A instituição tem parceria com a prefeitura para Programa de Integração do Ensino da Saúde da Família. “Desde o primeiro semestre, os alunos frequentarão postos de saúde, fazendo atendimento à comunidade. Caso seja necessário, também se buscará parcerias com o Governo Estadual para ampliar o acesso à rede de saúde”, explicou Evelin.

ANÁLISE – Quantidade de cursos no interior aumentou, porém “concentração de cursos na Região Metropolitana ainda é gritante”. Foto: Acervo Pessoal
Obstáculos para interiorizar
Coordenador de Medicina da UFPE, Sílvio Caldas comenta distorções na distribuição de médicos e aponta caminhos.
Quais os principais desafios na formação médica hoje?
É aliar a competência técnica a uma formação holística e humanista. Formar um profissional eficiente, mas sobretudo ciente do seu papel como agente de transformações sociais e como parte de um sistema de atenção integral à saúde. Hoje, demanda-se um profissional também atento ao contexto psicossocial e ambiental em que se desenvolve o processo saúde-doença.
Existe distorção na quantidade de generalistas e especialistas, tendo em vista as necessidades do País?
Acredito que sim. A procura por uma ou outra especialidade é definida por dois fatores: vocação pessoal e oportunidade de mercado. Às vezes, um ou outro desses fatores atua de maneira isolada, mas, normalmente, os dois agem em conjunto. O problema é que, na medicina, nem sempre o mercado reflete as demandas da sociedade. Na esfera pública, sim, mas na privada, as oportunidades podem depender das articulações dessa ou daquela especialidade com os convênios, do surgimento de novas tecnologias e por aí vai.
Como avalia o fato de a maioria das faculdades de medicina estarem na RMR?
Do ponto de vista relativo, já houve um avanço. Antes tínhamos 100% dos cursos na capital. A política de interiorização das universidades é, a meu ver, acertada. Primeiro, porque a presença da universidade será sempre um polo de atração de investimentos e impulsionador da economia local, além de representar um agente de fortes mudanças sociais e culturais. Depois, porque estabelece um vínculo do aluno com a região, o que estimula a radicação desse médico no Interior. Mas a concentração de cursos na Região Metropolitana ainda é gritante.
De que forma garantir maior presença de médicos em outras regiões?
Essa é uma questão difícil de ser resolvida por uma política única. Não são só os médicos que se concentram na capital. Existe uma tendência de concentração progressiva das pessoas nas zonas urbanas. É preciso tornar a vida nas cidades menores do Interior mais convidativa tanto do ponto de vista de acesso aos bens e serviços, quanto das oportunidades de trabalho.

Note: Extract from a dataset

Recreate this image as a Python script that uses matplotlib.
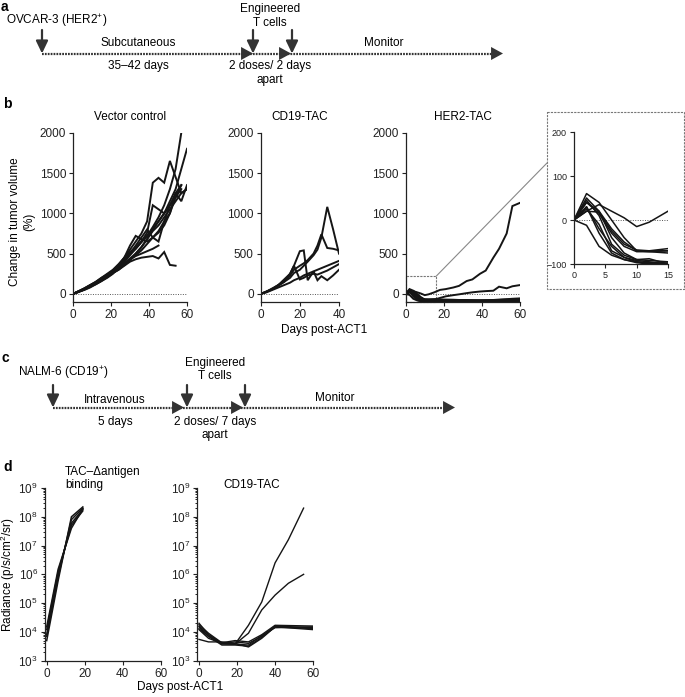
import matplotlib
matplotlib.use("Agg")
import matplotlib.pyplot as plt
from matplotlib.patches import Rectangle, ConnectionPatch

plt.rcParams["font.family"] = ["Liberation Sans", "DejaVu Sans"]
plt.rcParams["mathtext.fontset"] = "custom"
plt.rcParams["mathtext.rm"] = "Liberation Sans"
plt.rcParams["mathtext.it"] = "Liberation Sans:italic"
plt.rcParams["mathtext.bf"] = "Liberation Sans:bold"

# ---- panel b: change in tumour volume (%) ----
vc_days = [0, 3, 6, 9, 12, 15, 18, 21, 24, 27, 30, 33, 36, 39, 42, 45, 48, 51, 54, 57, 60]
vc_curves = [
    [0, 35, 70, 110, 150, 200, 240, 290, 350, 430, 500, 560, 640, 720, 830, 950, 1100, 1300, 1550, 2000],
    [0, 30, 60, 100, 140, 180, 230, 270, 320, 380, 440, 500, 580, 680, 800, 900, 1000, 1150, 1300, 1550, 1800],
    [0, 30, 60, 95, 130, 170, 230, 290, 360, 450, 550, 650, 750, 900, 1380, 1440, 1380, 1650, 1450, 1250, 1300],
    [0, 30, 55, 90, 120, 160, 200, 250, 330, 450, 600, 720, 680, 650, 700, 780, 900, 1100, 1200, 1350],
    [0, 25, 50, 80, 120, 160, 210, 260, 300, 350, 400, 430, 450, 460, 470, 440, 520, 360, 350],
    [0, 30, 65, 105, 140, 180, 240, 280, 330, 380, 430, 470, 500, 530, 560, 600],
    [0, 30, 60, 100, 140, 190, 230, 280, 330, 400, 480, 560, 650, 760, 1100, 1050, 1000, 1100, 1200, 1300],
    [0, 35, 70, 110, 150, 200, 250, 300, 370, 450, 520, 580, 650, 720, 800, 900, 1000, 1100, 1250, 1350],
    [0, 30, 55, 90, 130, 170, 210, 260, 300, 360, 420, 500, 580, 680, 780, 850, 950, 1050, 1150, 1250, 1300],
    [0, 30, 60, 100, 140, 180, 220, 260, 310, 360, 420, 480, 540, 620, 700, 760, 850, 1000, 1250, 1150, 1350],
    [0, 25, 55, 90, 130, 170, 220, 280, 340, 420, 500, 600, 700, 800, 700, 650, 900, 1000, 1200],
]

cd19_days = [0, 3, 6, 9, 12, 15, 17, 20, 22, 24, 27, 29, 31, 34, 37, 40]
cd19_curves = [
    [0, 30, 60, 100, 150, 200, 260, 300, 350, 400, 480, 550, 700, 1080, 800, 500],
    [0, 25, 60, 110, 160, 230, 300, 350, 380, 420, 500, 600, 740, 570, 560, 540],
    [0, 30, 70, 110, 150, 250, 350, 530, 540, 170, 280, 170, 220, 170, 230, 300],
    [0, 20, 50, 80, 110, 140, 170, 200, 230, 250, 280, 300, 320, 350, 380, 410],
    [0, 30, 60, 110, 180, 250, 350, 180, 200, 230, 250, 240, 260, 290, 330, 370],
]

her2_days = [0, 2, 4, 6, 8, 10, 12, 15, 18, 21, 25, 28, 32, 35, 39, 42, 46, 49, 53, 56, 60]
her2_curves = [
    [0, 20, 35, 20, 5, -15, -5, 20, 50, 60, 80, 100, 160, 180, 250, 290, 450, 560, 750, 1090, 1130],
    [0, 40, 20, -20, -50, -70, -70, -70, -50, -30, -15, -5, 10, 20, 30, 35, 40, 90, 70, 95, 110],
    [0, 60, 40, 0, -40, -70, -72, -70, -75, -78, -80, -80, -82, -82, -80, -78, -75, -70, -65, -60, -55],
    [0, 40, 15, -30, -60, -72, -72, -75, -80, -85, -85, -88, -88, -85, -85, -82, -80, -75, -70, -68, -65],
    [0, 30, -20, -60, -85, -92, -95, -100, -100, -99, -98, -98, -100, -99, -100, -98, -95, -95, -90, -90, -88],
    [0, -12, -60, -80, -90, -95, -99, -100, -100, -100, -99, -100, -100, -100, -99, -100, -100, -98, -100, -99, -100],
    [0, 25, -10, -70, -85, -95, -97, -98, -98, -97, -95, -95, -96, -95, -95, -93, -92, -92, -90, -91, -90],
    [0, 45, 10, -55, -80, -90, -92, -95, -95, -96, -97, -97, -97, -95, -95, -95, -94, -93, -93, -92, -92],
    [0, 20, 18, -25, -55, -68, -70, -65, -68, -70, -72, -75, -75, -76, -78, -78, -78, -75, -75, -72, -70],
    [0, 30, -30, -75, -90, -97, -100, -98, -99, -100, -98, -97, -99, -100, -98, -97, -96, -95, -95, -94, -94],
    [0, 50, 20, -40, -75, -90, -88, -100, -96, -95, -94, -96, -95, -93, -92, -93, -90, -90, -88, -87, -85],
]

# ---- panel d: radiance (p/s/cm2/sr) ----
dant_days = [0, 6, 13, 19]
dant_curves = [
    [5e3, 6e5, 1.0e8, 2.2e8],
    [8e3, 1e6, 6e7, 1.8e8],
    [1.2e4, 1.2e6, 5e7, 1.6e8],
    [7e3, 8e5, 8e7, 2.0e8],
    [1.5e4, 1.5e6, 4e7, 1.9e8],
]
cd19d_days_flat = [0, 5, 12, 19, 26, 33, 40, 60]
cd19d_flat = [
    [2.0e4, 8e3, 4.0e3, 4.5e3, 4.0e3, 7e3, 1.6e4, 1.4e4],
    [1.5e4, 7e3, 3.5e3, 3.5e3, 3.2e3, 6.5e3, 1.5e4, 1.2e4],
    [1.2e4, 6e3, 4e3, 3.8e3, 3.5e3, 7.5e3, 1.4e4, 1.5e4],
    [5.5e3, 4.5e3, 4.5e3, 4.0e3, 3.0e3, 6e3, 1.5e4, 1.3e4],
    [1.8e4, 9e3, 4.2e3, 5e3, 4.5e3, 8e3, 1.7e4, 1.6e4],
]
cd19d_days_rise = [0, 5, 12, 19, 26, 33, 40, 47, 55]
cd19d_rise = [
    [1.6e4, 8e3, 3.8e3, 3.8e3, 1.7e4, 1.1e5, 2.5e6, 1.6e7, 2.0e8],
    [1.3e4, 7e3, 4e3, 3.8e3, 9e3, 5.8e4, 1.9e5, 4.9e5, 1.0e6],
]

W, H = 685, 697
DARK = "#333333"
LINE = "#151515"
FS = 8.5


def px_rect(left, top, right, bottom):
    return [left / W, 1 - bottom / H, (right - left) / W, (bottom - top) / H]


def style(ax, size=FS):
    for s in ("top", "right"):
        ax.spines[s].set_visible(False)
    for s in ("left", "bottom"):
        ax.spines[s].set_linewidth(0.9)
        ax.spines[s].set_color("#222222")
    ax.tick_params(labelsize=size, length=3, width=0.8, pad=2, colors="#222222")
    ax.tick_params(which="minor", length=1.8, width=0.6)


def down_arrow(ov, x, y_top, y_tip):
    ov.annotate("", xy=(x, y_tip), xytext=(x, y_top),
                arrowprops=dict(arrowstyle="-|>,head_length=0.75,head_width=0.36",
                                color=DARK, lw=1.6, mutation_scale=10, shrinkA=0, shrinkB=0))


def right_head(ov, x, y):
    ov.annotate("", xy=(x, y), xytext=(x - 20, y),
                arrowprops=dict(arrowstyle="-|>,head_length=0.86,head_width=0.47",
                                color=DARK, lw=0, mutation_scale=10, shrinkA=0, shrinkB=0))


def timeline(ov, y, x0, x_end, heads, downs, top):
    ov.plot([x0, x_end - 8], [y, y], ls=(0, (0.8, 0.5)), lw=1.6, color=DARK)
    for hx in heads + [x_end]:
        right_head(ov, hx, y)
    for dx in downs:
        down_arrow(ov, dx, top, y)


fig = plt.figure(figsize=(W / 100, H / 100), dpi=100)

# overlay in pixel coordinates for schematics and labels
ov = fig.add_axes([0, 0, 1, 1])
ov.set_xlim(0, W)
ov.set_ylim(H, 0)
ov.axis("off")

# ---------- a ----------
ov.text(1, 7, "a", fontsize=10, fontweight="bold", va="center")
ov.text(57, 21, r"OVCAR-3 (HER2$^{+}$)", fontsize=FS, ha="center", va="center")
timeline(ov, 53.5, 42, 503, [253, 291], [42, 253, 292], 30)
ov.text(138, 43, "Subcutaneous", fontsize=FS, ha="center", va="center")
ov.text(138, 66, "35\u201342 days", fontsize=FS, ha="center", va="center")
ov.text(270, 9, "Engineered", fontsize=FS, ha="center", va="center")
ov.text(270, 23, "T cells", fontsize=FS, ha="center", va="center")
ov.text(384, 43, "Monitor", fontsize=FS, ha="center", va="center")
ov.text(270, 66, "2 doses/ 2 days", fontsize=FS, ha="center", va="center")
ov.text(270, 80, "apart", fontsize=FS, ha="center", va="center")

# ---------- b ----------
ov.text(3, 104, "b", fontsize=10, fontweight="bold", va="center")
ov.text(22, 222, "Change in tumor volume\n(%)", fontsize=FS, rotation=90,
        ha="center", va="center", linespacing=1.2)

ax_vc = fig.add_axes(px_rect(73, 132.7, 187, 302))
ax_cd = fig.add_axes(px_rect(260.7, 132.7, 339, 302))
ax_her = fig.add_axes(px_rect(405.7, 132.7, 520, 302))

for ax, days, curves, xmax, title in [
    (ax_vc, vc_days, vc_curves, 60, "Vector control"),
    (ax_cd, cd19_days, cd19_curves, 40, "CD19-TAC"),
    (ax_her, her2_days, her2_curves, 60, "HER2-TAC"),
]:
    for c in curves:
        ax.plot(days[:len(c)], c, color=LINE, lw=1.4, solid_joinstyle="miter")
    ax.axhline(0, color="#555555", lw=0.7, ls=(0, (1, 1.5)), zorder=0)
    ax.set_xlim(0, xmax)
    ax.set_ylim(-100, 2000)
    ax.set_yticks([0, 500, 1000, 1500, 2000])
    ax.set_xticks(range(0, xmax + 1, 20))
    ax.set_title(title, fontsize=FS, pad=9)
    ax.patch.set_alpha(0)
    style(ax)

ov.text(324, 330, "Days post-ACT1", fontsize=FS, ha="center", va="center")

# zoom box on HER2 panel
ax_her.add_patch(Rectangle((0, -100), 16, 320, fill=False, ls=(0, (2, 1)),
                           lw=0.8, ec="#777777", clip_on=False))

# inset
ov.add_patch(Rectangle((547, 112), 137, 177, fill=False, ls=(0, (2, 1)),
                       lw=0.8, ec="#777777"))
con = ConnectionPatch(xyA=(16, 220), coordsA=ax_her.transData,
                      xyB=(547, 163), coordsB=ov.transData,
                      color="#888888", lw=0.8)
fig.add_artist(con)

ax_in = fig.add_axes(px_rect(574, 132, 668, 264))
for c in her2_curves:
    ax_in.plot(her2_days[:len(c)], c, color=LINE, lw=1.1)
ax_in.axhline(0, color="#555555", lw=0.7, ls=(0, (1, 1.5)), zorder=0)
ax_in.set_xlim(0, 15)
ax_in.set_ylim(-100, 200)
ax_in.set_xticks([0, 5, 10, 15])
ax_in.set_yticks([-100, 0, 100, 200])
ax_in.patch.set_alpha(0)
style(ax_in, size=6.5)

# ---------- c ----------
ov.text(2, 358, "c", fontsize=10, fontweight="bold", va="center")
ov.text(63, 373, r"NALM-6 (CD19$^{+}$)", fontsize=FS, ha="center", va="center")
timeline(ov, 407.5, 53, 455, [184, 243], [53, 187, 245], 385)
ov.text(115, 400, "Intravenous", fontsize=FS, ha="center", va="center")
ov.text(115, 422, "5 days", fontsize=FS, ha="center", va="center")
ov.text(215, 363, "Engineered", fontsize=FS, ha="center", va="center")
ov.text(215, 376, "T cells", fontsize=FS, ha="center", va="center")
ov.text(215, 422, "2 doses/ 7 days", fontsize=FS, ha="center", va="center")
ov.text(215, 435, "apart", fontsize=FS, ha="center", va="center")
ov.text(335, 398, "Monitor", fontsize=FS, ha="center", va="center")

# ---------- d ----------
ov.text(3, 467, "d", fontsize=10, fontweight="bold", va="center")
ov.text(8, 575, "Radiance (p/s/cm$^{2}$/sr)", fontsize=FS, rotation=90,
        ha="center", va="center")

ax_d1 = fig.add_axes(px_rect(44.8, 488, 160.8, 660.7))
ax_d2 = fig.add_axes(px_rect(197.1, 488, 313.1, 660.7))

for c in dant_curves:
    ax_d1.plot(dant_days, c, color=LINE, lw=1.1)
for c in cd19d_flat:
    ax_d2.plot(cd19d_days_flat, c, color=LINE, lw=1.0)
for c in cd19d_rise:
    ax_d2.plot(cd19d_days_rise, c, color=LINE, lw=1.0)

for ax in (ax_d1, ax_d2):
    ax.set_yscale("log")
    ax.set_ylim(1e3, 1e9)
    ax.set_xlim(-1, 60)
    ax.set_xticks([0, 20, 40, 60])
    ax.patch.set_alpha(0)
    style(ax)

ov.text(65, 472, "TAC\u2013\u0394antigen", fontsize=FS, ha="left", va="center")
ov.text(65, 485, "binding", fontsize=FS, ha="left", va="center")
ov.text(252, 485, "CD19-TAC", fontsize=FS, ha="center", va="center")
ov.text(180, 687, "Days post-ACT1", fontsize=FS, ha="center", va="center")

fig.savefig("out.png", dpi=100)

Como tem visto o surgimento de novos cursos de medicina?
Há cerca de 15 anos, poderia haver a necessidade. O problema é que houve um incremento vertiginoso de faculdades, sem, que eu saiba, um debate responsável e isento com todas as entidades envolvidas. Não se sabe ainda a repercussão desse aumento, que, muitas vezes, vem atender a interesses outros que não a melhoria da assistência médica à população. Vejo como maior problema o impacto que isso traz para a formação dos novos médicos. A disputa de estudantes por campo de treinamento nas unidades de saúde resulta em prejuízo para a formação de todos. É imprescindível que novos cursos só sejam abertos com a total garantia de ampliação dos campos de prática na mesma proporção.